In Washington, President Truman was ready to act. He promptly called the 80th Congress into special session and obtained $542 million in interim aid for Italy, France and Austria, all of which faced immediate crises that could have led to political upheavals.

Truman then called for authorization of $17 billion over four years for the full Marshall Plan. Some groups in Congress were dubious about the scope and expense of the plan.

But in February, 1948, near the midpoint of the debate, a Communist coup ousted the democratic government of Czechoslovakia and wrenched that nation into the Soviet orbit. Nothing could have more effectively rallied majority Republicans to support the European Recovery Program, as it became known.

Congress voted a $6-billion first installment a scant 11 months after Marshall’s Harvard speech. It set up a government corporation, the Economic Cooperation Administration (ECA) to administer the aid.

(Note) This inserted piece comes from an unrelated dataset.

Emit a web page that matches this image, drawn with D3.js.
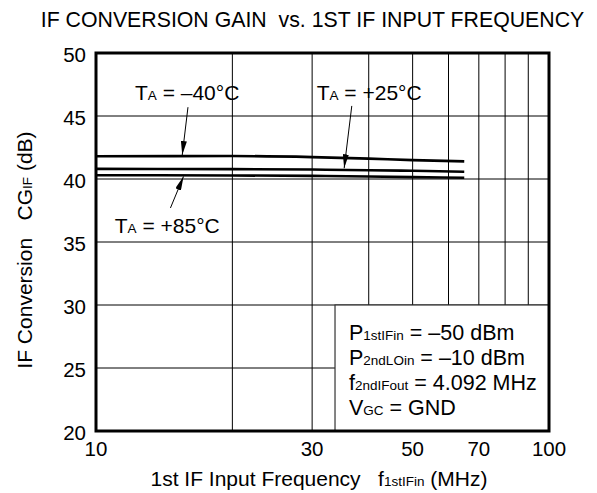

In the end, Congress appropriated $13.3 billion.

The effects were soon apparent.

‘Piraeus Was Alive Again’

In Greece, recalls former agency official Russell Hemenway, “recovery happened before your eyes: Buildings went up in what seemed like days, roads were repaired in weeks. Piraeus (the port for Athens) was alive again.”

In Essen, Germany, Col. Linscott A. Hall, assessing bomb damage for a military government survey in 1947, climbed to the steeple of a bombed-out church and concluded that it would take two generations to repair the damage caused by months of night bombing. When he viewed the same scene six years later, he recalled recently, “I had a hard time finding any sign of damage.”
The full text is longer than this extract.